Dataflow – Mete Atamel

Continuing on the Big Data theme, Google Cloud Dataflow is the next component I want to take a look in Google Cloud Platform.

What is Dataflow?

Dataflow is mainly for batch or stream data processing.
Good for high volume computation and embarrassingly parallel workloads.
Consists of 2 major components:
1. Dataflow SDKs: A programming model and SDKs for large-scale cloud data processing.
2. Dataflow Service: Ties together and fully manages several different Google Cloud Platform technologies to execute data processing jobs in the cloud.
Dataflow SDK is being open sourced as Apache Beam.

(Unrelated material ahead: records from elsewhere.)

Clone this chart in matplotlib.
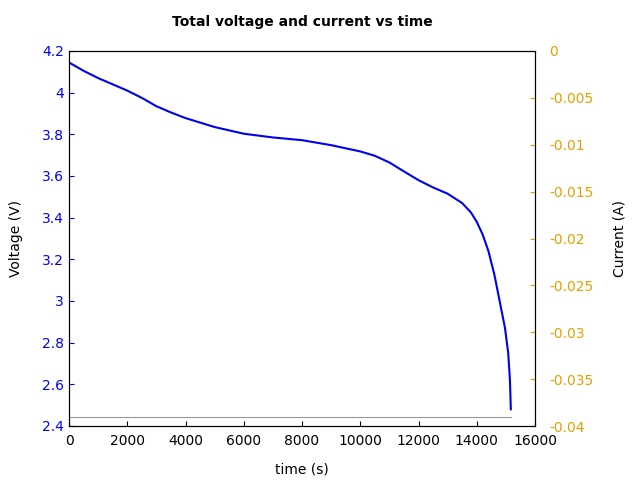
import matplotlib
matplotlib.use("Agg")
import matplotlib.pyplot as plt

time_s = [0, 500, 1000, 1500, 2000, 2500, 3000, 3500, 4000, 5000, 6000, 7000, 8000, 9000, 10000, 10500, 11000, 11500, 12000, 12500, 13000, 13500, 13800, 14000, 14200, 14400, 14600, 14800, 14970, 15080, 15140, 15170]
voltage = [4.145, 4.105, 4.07, 4.04, 4.01, 3.975, 3.935, 3.905, 3.878, 3.835, 3.803, 3.785, 3.772, 3.748, 3.718, 3.697, 3.665, 3.622, 3.58, 3.545, 3.515, 3.47, 3.425, 3.38, 3.32, 3.24, 3.13, 2.99, 2.87, 2.75, 2.62, 2.48]
current_t = [0, 15170]
current = [-0.039, -0.039]

fig = plt.figure(figsize=(6.4, 4.8), dpi=100)
ax = fig.add_axes([69/640, 1-426/480, (535-69)/640, (426-51)/480])
ax.plot(time_s, voltage, color="#0000ee", lw=1.5)
ax.set_xlim(0, 16000)
ax.set_ylim(2.4, 4.2)
ax.set_xticks(range(0, 16001, 2000))
ax.set_yticks([2.4, 2.6, 2.8, 3.0, 3.2, 3.4, 3.6, 3.8, 4.0, 4.2])
ax.set_yticklabels(["2.4", "2.6", "2.8", "3", "3.2", "3.4", "3.6", "3.8", "4", "4.2"])
ax.tick_params(axis="y", colors="blue", direction="in", labelcolor="blue")
ax.tick_params(axis="x", direction="in", pad=6)
ax.set_xlabel("time (s)", labelpad=10)
ax.set_ylabel("Voltage (V)", labelpad=14)
ax.set_title("Total voltage and current vs time", fontweight="bold", fontsize=10, pad=18)

ax2 = ax.twinx()
ax2.plot(current_t, current, color="#999999", lw=0.8)
ax2.set_ylim(-0.04, 0)
yt = [-0.04, -0.035, -0.03, -0.025, -0.02, -0.015, -0.01, -0.005, 0]
ax2.set_yticks(yt)
ax2.set_yticklabels(["-0.04", "-0.035", "-0.03", "-0.025", "-0.02", "-0.015", "-0.01", "-0.005", "0"])
ax2.tick_params(axis="y", colors="#e69f00", direction="in", labelcolor="#e69f00", pad=10)
ax2.set_ylabel("Current (A)", labelpad=14)

fig.savefig("out.png", dpi=100)
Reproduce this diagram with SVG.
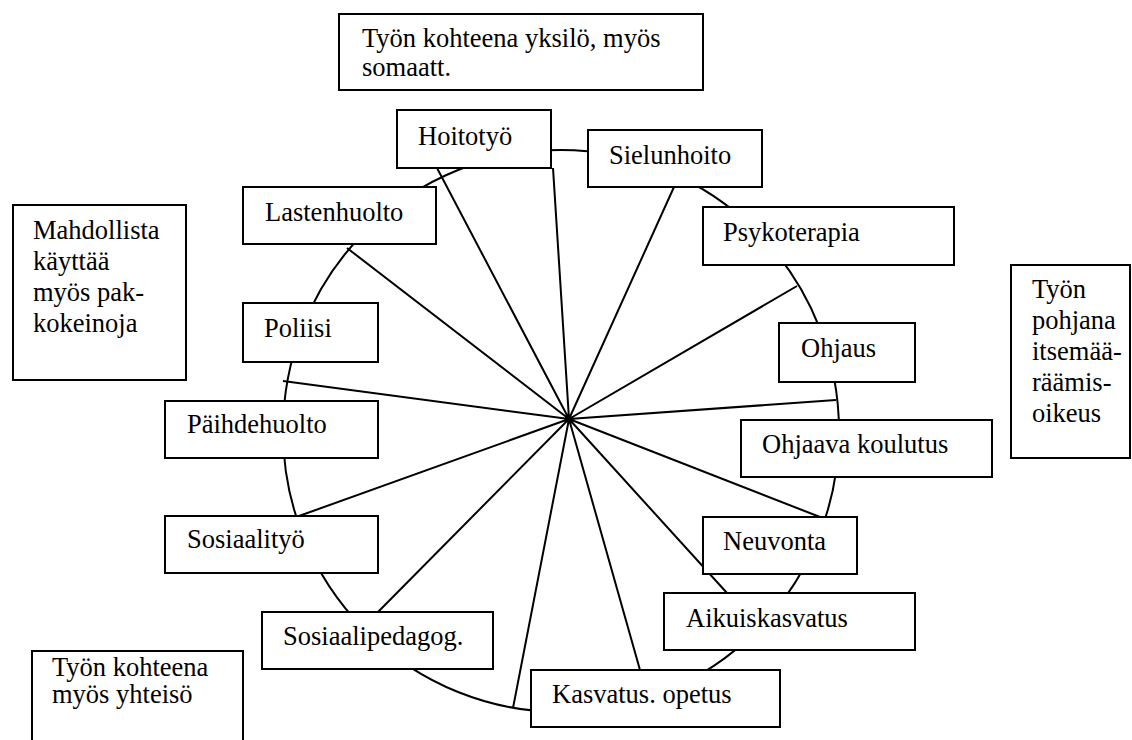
<svg xmlns="http://www.w3.org/2000/svg" width="1132" height="740" viewBox="0 0 1132 740">
<style>
.box{fill:#fff;stroke:#000;stroke-width:2}
.t{font-family:"Liberation Serif","Times New Roman",serif;font-size:26.5px;fill:#000}
.ln{stroke:#000;stroke-width:2;fill:none}
</style>
<rect width="1132" height="740" fill="#fff"/>
<g id="connectors">
<ellipse class="ln" cx="561" cy="431" rx="278" ry="281"/>
<path class="ln" d="M569,419L437,168M569,419L553,168M569,419L674,187M569,419L797,286M569,419L836,400M569,419L820,517M569,419L727,593M569,419L640,670M569,419L513,708M569,419L378,612M569,419L299,516M569,419L283,381M569,419L347,248"/>
</g>
<g id="top-note"><rect class="box" x="339" y="14" width="364" height="76"/><text class="t" x="362" y="47">Työn kohteena yksilö, myös</text><text class="t" x="362" y="76">somaatt.</text></g>
<g id="left-note"><rect class="box" x="13" y="205" width="173" height="175"/><text class="t" x="33" y="239">Mahdollista</text><text class="t" x="33" y="270">käyttää</text><text class="t" x="33" y="301">myös pak-</text><text class="t" x="33" y="332">kokeinoja</text></g>
<g id="right-note"><rect class="box" x="1011" y="265" width="119" height="193"/><text class="t" x="1032" y="298">Työn</text><text class="t" x="1032" y="329">pohjana</text><text class="t" x="1032" y="360">itsemää-</text><text class="t" x="1032" y="391">räämis-</text><text class="t" x="1032" y="422">oikeus</text></g>
<g id="bottom-note"><rect class="box" x="32" y="651" width="211" height="100"/><text class="t" x="52" y="676">Työn kohteena</text><text class="t" x="52" y="703">myös yhteisö</text></g>
<g id="hoitotyo"><rect class="box" x="397" y="110" width="154" height="58"/><text class="t" x="418" y="145">Hoitotyö</text></g>
<g id="sielunhoito"><rect class="box" x="588" y="130" width="174" height="57"/><text class="t" x="609" y="164">Sielunhoito</text></g>
<g id="psykoterapia"><rect class="box" x="703" y="207" width="251" height="58"/><text class="t" x="723" y="241">Psykoterapia</text></g>
<g id="ohjaus"><rect class="box" x="779" y="323" width="136" height="59"/><text class="t" x="801" y="357">Ohjaus</text></g>
<g id="ohjaava-koulutus"><rect class="box" x="741" y="420" width="251" height="57"/><text class="t" x="762" y="453">Ohjaava koulutus</text></g>
<g id="neuvonta"><rect class="box" x="703" y="517" width="154" height="57"/><text class="t" x="723" y="550">Neuvonta</text></g>
<g id="aikuiskasvatus"><rect class="box" x="664" y="593" width="251" height="57"/><text class="t" x="686" y="627">Aikuiskasvatus</text></g>
<g id="kasvatus-opetus"><rect class="box" x="531" y="670" width="249" height="57"/><text class="t" x="552" y="703">Kasvatus. opetus</text></g>
<g id="sosiaalipedagog"><rect class="box" x="262" y="612" width="231" height="57"/><text class="t" x="283" y="645">Sosiaalipedagog.</text></g>
<g id="sosiaalityo"><rect class="box" x="165" y="516" width="213" height="57"/><text class="t" x="187" y="548">Sosiaalityö</text></g>
<g id="paihdehuolto"><rect class="box" x="165" y="401" width="213" height="57"/><text class="t" x="187" y="433">Päihdehuolto</text></g>
<g id="poliisi"><rect class="box" x="243" y="303" width="135" height="59"/><text class="t" x="264" y="337">Poliisi</text></g>
<g id="lastenhuolto"><rect class="box" x="243" y="187" width="193" height="57"/><text class="t" x="265" y="221">Lastenhuolto</text></g>
</svg>
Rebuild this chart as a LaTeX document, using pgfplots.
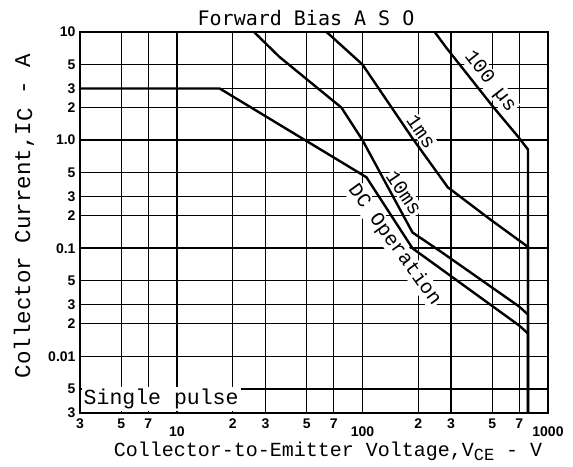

Dataflow Programming Model consists of 4 concepts:

Pipelines: Set of operations that can read a source of input data, transform it and write out the output. Contains data (PCollections) and processing on the data (Transforms)
PCollections: Inputs and outputs for each step in the pipeline. Immutable after creation. 2 flavors:
- Bounded: Fixed-size data set for text, BigQuery, Datastore or custom data.
- Unbounded: Continuously updating data set, or streaming data such as Pub/Sub or custom data.
Transforms: A data processing operation, or a step, in the pipeline. Takes PCollection as input and produces PCollection as output. 2 flavors:
- Core: You provide the processing logic as a function object. 4 Core transform types: ParDo, GroupByKey, Combine, Flatten.
- Composite: Built from multiple sub-transforms.
I/O Sources and Sinks: Source APIs to read data into the pipeline, and sink APIs to write output data from your pipeline. APIs for common formats such as:
- Text files
- BigQuery tables
- Avro files
- Pub/Sub
- BigTable (beta)

Two supported languages:

Dataflow Service is a managed service in Google Cloud Platform to deploy and execute Dataflow pipelines (as Dataflow jobs).
Simplifies distributed parallel processing by:
1. Automatic partitioning and distribution of Compute Engine instances.
2. Optimization of the pipeline.
3. Automatic scaling of resources as needed.
Automatically spins and tears down necessary resources (Compute Engine, Cloud Storage) to run the Dataflow job.
Provides tools like Dataflow Monitoring Interface and the Dataflow Command-line Interface.